> _What the task requires_
Copy every line of the records below where the word "this" occurs.

> _Available records_
— start —
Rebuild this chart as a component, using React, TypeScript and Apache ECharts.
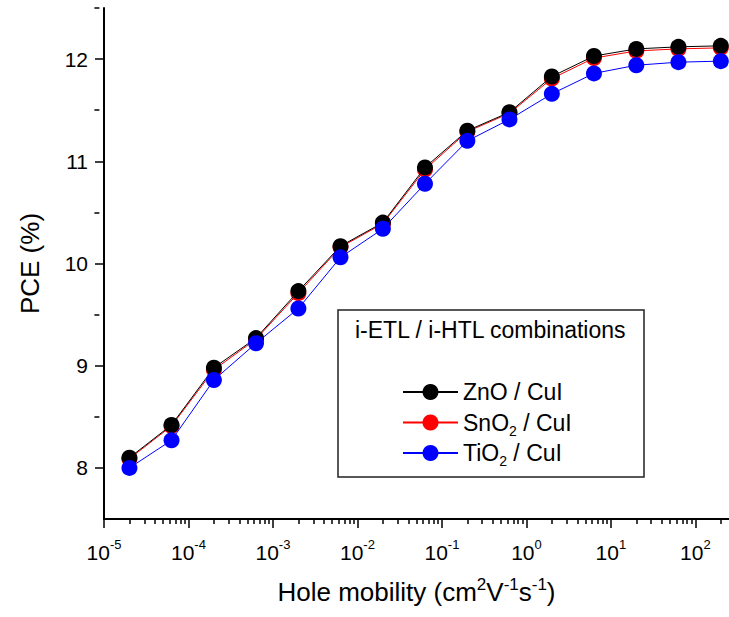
— end —
— start —
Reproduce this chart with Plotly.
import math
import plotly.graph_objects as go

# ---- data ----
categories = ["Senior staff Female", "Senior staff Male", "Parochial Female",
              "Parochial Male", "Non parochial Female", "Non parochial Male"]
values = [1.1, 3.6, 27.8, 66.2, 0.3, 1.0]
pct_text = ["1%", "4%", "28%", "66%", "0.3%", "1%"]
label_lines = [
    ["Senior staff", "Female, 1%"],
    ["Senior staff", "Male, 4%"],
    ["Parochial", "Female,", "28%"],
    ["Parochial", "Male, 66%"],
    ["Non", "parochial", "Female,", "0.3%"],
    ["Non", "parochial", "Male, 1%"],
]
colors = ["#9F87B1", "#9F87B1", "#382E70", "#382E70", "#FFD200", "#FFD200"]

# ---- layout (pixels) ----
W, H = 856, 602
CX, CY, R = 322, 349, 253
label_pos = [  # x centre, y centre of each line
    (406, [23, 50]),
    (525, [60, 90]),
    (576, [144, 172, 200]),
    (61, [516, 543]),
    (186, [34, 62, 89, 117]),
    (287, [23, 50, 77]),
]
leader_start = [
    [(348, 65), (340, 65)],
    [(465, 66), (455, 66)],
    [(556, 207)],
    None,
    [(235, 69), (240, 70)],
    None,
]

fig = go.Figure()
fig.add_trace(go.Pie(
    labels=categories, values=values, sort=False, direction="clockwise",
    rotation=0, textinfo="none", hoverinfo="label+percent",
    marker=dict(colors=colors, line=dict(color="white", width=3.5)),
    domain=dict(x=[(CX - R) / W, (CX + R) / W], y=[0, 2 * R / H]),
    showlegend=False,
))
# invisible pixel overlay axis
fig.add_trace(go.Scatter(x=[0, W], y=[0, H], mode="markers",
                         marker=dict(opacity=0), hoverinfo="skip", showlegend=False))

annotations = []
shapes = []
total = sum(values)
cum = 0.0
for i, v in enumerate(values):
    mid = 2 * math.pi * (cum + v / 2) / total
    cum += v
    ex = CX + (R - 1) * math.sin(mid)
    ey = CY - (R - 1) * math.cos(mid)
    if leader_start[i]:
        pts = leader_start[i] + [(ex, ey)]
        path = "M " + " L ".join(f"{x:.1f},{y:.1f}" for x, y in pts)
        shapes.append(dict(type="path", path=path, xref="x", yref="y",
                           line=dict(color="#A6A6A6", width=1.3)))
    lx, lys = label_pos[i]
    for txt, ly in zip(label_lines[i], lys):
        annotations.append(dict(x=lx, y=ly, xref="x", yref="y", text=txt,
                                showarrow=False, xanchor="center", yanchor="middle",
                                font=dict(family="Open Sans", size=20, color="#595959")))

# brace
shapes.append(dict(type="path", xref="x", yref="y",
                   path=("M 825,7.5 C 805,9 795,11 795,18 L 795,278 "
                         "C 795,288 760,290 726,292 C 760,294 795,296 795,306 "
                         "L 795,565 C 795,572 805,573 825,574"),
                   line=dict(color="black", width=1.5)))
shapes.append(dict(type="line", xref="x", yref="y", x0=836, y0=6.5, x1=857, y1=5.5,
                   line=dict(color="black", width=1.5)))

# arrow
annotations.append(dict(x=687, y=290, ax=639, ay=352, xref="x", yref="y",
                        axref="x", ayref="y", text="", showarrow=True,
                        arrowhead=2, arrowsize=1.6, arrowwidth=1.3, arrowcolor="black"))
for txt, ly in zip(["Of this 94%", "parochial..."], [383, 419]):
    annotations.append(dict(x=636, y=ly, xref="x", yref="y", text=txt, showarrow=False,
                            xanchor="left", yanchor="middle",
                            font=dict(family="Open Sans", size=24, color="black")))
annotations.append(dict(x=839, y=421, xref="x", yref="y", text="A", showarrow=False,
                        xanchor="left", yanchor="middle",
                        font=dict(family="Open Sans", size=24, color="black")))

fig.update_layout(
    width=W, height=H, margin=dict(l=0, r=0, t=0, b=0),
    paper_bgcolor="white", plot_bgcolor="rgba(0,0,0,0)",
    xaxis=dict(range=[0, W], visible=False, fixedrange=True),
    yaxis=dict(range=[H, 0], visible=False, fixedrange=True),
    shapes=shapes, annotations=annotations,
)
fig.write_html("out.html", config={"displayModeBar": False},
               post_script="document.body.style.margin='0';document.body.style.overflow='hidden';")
— end —
> _Task solution_
Rebuild this chart as a component, using React, TypeScript and Apache ECharts.
Reproduce this chart with Plotly.
for txt, ly in zip(["Of this 94%", "parochial..."], [383, 419]):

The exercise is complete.